Return all lines from the listing below in which the string "with" occurs.

> _Supplied material_:
>>>>>

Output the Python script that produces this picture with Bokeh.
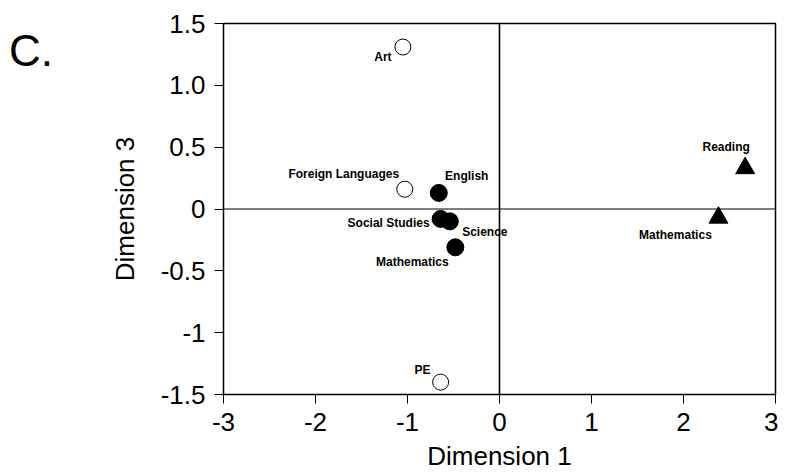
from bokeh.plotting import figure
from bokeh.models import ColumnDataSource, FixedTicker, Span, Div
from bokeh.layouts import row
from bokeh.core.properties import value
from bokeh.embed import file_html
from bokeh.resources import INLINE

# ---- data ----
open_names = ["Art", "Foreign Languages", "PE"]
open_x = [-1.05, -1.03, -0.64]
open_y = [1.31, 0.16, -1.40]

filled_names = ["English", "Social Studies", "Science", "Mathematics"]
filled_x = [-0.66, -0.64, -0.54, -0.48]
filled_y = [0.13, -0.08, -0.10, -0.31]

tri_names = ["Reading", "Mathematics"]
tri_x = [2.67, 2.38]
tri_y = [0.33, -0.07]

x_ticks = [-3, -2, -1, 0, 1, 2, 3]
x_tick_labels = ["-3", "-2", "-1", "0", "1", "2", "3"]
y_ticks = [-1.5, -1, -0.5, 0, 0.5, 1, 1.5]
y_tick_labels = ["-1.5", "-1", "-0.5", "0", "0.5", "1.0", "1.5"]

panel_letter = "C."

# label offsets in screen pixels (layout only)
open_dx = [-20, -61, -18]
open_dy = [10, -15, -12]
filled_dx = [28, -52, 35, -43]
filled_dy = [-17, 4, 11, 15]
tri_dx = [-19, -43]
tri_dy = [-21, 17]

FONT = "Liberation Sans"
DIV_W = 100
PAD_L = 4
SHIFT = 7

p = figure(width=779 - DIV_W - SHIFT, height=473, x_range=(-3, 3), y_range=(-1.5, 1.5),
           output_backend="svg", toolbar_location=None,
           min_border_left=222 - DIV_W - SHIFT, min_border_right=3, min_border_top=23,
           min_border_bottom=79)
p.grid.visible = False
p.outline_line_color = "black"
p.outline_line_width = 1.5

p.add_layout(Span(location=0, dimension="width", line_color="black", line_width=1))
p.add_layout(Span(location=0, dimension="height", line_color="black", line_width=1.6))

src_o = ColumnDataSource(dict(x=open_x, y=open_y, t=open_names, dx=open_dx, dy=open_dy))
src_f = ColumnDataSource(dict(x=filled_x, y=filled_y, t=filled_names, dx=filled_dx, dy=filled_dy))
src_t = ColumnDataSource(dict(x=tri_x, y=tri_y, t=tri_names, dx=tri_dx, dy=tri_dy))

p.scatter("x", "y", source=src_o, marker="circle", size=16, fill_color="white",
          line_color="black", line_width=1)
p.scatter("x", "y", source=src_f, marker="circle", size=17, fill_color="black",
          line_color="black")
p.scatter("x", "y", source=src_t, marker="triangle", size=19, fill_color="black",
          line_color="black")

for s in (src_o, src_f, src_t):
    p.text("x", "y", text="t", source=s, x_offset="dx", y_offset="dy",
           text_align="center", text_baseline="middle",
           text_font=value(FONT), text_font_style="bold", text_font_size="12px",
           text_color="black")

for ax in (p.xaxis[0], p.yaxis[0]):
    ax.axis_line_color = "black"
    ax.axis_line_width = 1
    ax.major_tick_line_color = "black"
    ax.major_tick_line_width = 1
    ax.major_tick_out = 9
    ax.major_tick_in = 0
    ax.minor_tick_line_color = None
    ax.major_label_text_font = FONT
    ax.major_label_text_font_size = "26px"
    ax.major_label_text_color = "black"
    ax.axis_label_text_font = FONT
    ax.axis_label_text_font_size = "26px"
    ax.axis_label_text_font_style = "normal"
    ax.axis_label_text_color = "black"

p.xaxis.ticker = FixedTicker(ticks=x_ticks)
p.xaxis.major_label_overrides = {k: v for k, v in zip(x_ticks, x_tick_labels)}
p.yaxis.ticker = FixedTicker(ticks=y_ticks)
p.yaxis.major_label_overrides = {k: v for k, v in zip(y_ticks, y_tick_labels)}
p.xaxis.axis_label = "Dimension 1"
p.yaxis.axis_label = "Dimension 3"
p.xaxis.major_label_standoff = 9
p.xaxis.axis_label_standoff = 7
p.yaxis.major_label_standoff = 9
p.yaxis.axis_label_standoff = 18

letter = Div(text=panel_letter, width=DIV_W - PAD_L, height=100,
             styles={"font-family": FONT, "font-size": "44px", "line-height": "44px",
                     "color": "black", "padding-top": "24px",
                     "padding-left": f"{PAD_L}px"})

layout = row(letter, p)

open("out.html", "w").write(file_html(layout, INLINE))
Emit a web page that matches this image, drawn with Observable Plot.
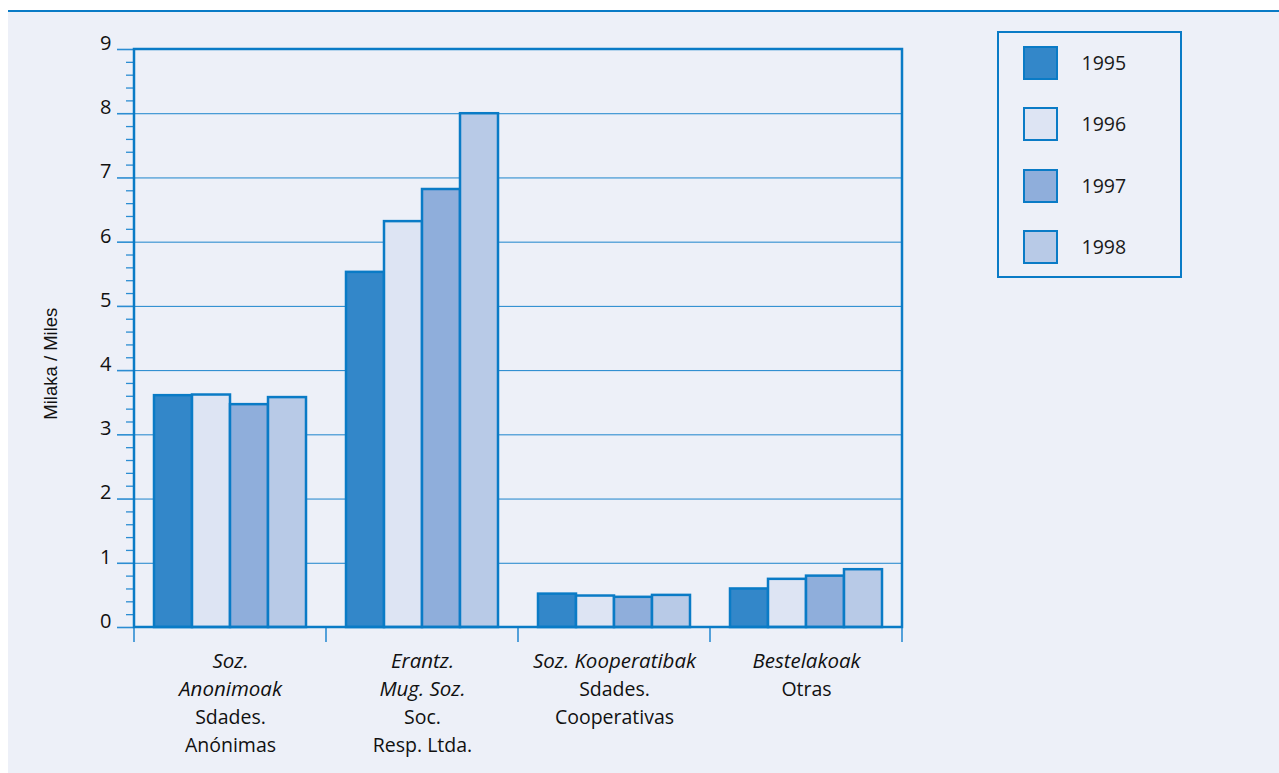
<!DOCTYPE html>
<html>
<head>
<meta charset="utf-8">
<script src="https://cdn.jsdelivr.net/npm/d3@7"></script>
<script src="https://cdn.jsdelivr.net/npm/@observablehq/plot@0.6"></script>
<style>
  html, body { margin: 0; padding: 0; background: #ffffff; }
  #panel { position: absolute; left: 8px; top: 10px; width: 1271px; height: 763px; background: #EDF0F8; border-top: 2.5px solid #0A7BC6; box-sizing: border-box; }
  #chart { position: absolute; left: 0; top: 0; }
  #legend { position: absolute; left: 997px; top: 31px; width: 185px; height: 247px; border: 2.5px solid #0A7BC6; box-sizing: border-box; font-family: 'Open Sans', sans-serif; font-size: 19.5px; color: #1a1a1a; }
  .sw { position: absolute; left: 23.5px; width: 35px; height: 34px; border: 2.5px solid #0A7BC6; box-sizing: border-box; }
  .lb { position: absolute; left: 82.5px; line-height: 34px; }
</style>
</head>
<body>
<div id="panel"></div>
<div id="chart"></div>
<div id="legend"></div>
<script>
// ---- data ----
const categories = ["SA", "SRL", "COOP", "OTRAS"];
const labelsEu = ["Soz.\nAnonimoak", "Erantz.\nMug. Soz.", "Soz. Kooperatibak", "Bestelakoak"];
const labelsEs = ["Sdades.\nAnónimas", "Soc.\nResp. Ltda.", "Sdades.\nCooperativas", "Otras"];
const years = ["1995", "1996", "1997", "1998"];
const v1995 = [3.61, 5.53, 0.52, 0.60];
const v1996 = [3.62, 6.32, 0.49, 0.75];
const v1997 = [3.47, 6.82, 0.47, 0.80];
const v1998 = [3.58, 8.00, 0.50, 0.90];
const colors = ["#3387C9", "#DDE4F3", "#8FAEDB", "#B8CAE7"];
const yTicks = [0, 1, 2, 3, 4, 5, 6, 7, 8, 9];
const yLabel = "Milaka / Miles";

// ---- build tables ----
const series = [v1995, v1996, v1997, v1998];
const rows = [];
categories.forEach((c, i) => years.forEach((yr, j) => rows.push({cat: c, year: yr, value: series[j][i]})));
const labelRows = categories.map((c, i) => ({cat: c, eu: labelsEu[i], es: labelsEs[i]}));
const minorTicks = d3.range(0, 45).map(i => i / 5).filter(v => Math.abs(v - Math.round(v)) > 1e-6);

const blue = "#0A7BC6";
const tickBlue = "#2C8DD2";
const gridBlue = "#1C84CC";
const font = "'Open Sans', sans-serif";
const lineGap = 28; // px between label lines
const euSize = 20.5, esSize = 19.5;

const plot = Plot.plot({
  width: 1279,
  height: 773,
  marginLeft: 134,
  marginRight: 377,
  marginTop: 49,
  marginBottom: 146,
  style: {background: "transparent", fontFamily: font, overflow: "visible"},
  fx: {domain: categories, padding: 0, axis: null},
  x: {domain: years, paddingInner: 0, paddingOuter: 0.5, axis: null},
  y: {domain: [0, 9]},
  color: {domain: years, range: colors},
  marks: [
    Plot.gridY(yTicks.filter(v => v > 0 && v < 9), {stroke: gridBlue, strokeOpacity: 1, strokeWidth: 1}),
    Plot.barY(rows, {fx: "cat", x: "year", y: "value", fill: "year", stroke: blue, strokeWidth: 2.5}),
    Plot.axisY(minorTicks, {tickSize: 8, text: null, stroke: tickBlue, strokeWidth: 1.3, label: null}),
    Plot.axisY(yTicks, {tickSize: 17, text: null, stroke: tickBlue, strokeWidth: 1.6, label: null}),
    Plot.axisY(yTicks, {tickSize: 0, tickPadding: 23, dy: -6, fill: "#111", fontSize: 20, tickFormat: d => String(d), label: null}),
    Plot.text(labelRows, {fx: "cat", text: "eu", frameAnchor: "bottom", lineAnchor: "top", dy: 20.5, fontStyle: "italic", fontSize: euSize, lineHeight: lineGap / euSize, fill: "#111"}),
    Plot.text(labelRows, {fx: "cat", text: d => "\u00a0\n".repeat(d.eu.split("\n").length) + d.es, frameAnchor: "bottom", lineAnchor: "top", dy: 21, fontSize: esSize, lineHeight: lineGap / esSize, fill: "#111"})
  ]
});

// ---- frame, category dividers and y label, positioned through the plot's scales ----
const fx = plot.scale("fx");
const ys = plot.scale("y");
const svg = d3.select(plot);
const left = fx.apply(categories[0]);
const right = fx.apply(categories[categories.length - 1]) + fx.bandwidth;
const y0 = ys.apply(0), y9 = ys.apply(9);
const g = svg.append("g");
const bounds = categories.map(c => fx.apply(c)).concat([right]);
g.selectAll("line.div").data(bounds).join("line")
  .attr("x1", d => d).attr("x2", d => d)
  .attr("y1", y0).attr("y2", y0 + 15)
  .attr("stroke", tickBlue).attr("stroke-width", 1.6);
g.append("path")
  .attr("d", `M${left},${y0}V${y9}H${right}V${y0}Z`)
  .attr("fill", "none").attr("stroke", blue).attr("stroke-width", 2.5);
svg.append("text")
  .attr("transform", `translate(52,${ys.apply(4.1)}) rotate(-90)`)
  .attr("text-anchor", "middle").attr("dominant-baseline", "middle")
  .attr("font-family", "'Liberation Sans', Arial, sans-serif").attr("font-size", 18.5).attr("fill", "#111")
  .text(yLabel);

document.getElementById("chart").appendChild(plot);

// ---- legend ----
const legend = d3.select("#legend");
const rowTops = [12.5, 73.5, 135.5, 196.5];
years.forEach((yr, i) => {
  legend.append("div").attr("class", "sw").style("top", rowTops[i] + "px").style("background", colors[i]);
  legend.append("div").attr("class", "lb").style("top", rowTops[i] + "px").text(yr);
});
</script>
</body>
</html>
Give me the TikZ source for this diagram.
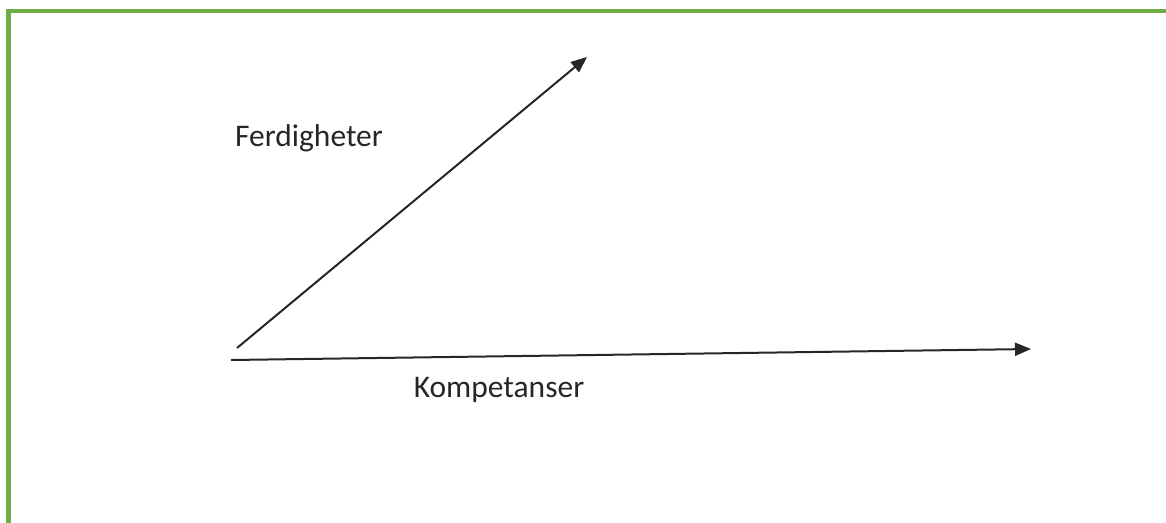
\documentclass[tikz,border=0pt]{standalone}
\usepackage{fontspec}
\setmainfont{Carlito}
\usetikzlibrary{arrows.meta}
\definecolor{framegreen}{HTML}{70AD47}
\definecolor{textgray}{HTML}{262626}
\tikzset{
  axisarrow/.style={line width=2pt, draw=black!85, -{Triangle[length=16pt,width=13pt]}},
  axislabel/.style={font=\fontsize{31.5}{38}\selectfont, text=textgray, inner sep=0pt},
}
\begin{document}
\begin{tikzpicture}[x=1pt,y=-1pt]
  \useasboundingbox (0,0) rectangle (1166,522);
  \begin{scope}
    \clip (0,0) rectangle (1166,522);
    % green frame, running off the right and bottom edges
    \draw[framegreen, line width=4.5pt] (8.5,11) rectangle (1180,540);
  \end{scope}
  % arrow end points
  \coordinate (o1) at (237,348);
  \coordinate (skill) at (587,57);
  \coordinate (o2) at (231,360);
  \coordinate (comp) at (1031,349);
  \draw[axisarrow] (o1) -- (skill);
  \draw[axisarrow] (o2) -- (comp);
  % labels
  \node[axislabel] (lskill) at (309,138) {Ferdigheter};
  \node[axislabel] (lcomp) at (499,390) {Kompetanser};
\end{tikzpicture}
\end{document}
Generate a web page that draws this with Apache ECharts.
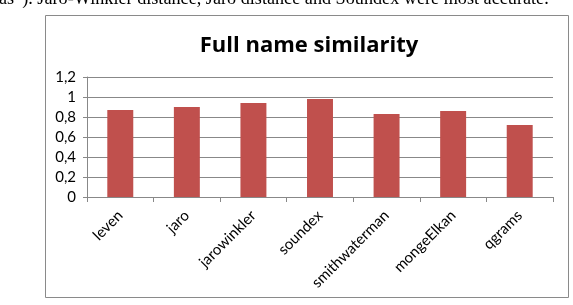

<<<<<

> _Reply to the task_:
Output the Python script that produces this picture with Bokeh.
Emit a web page that matches this image, drawn with Observable Plot.
Generate a web page that draws this with Apache ECharts.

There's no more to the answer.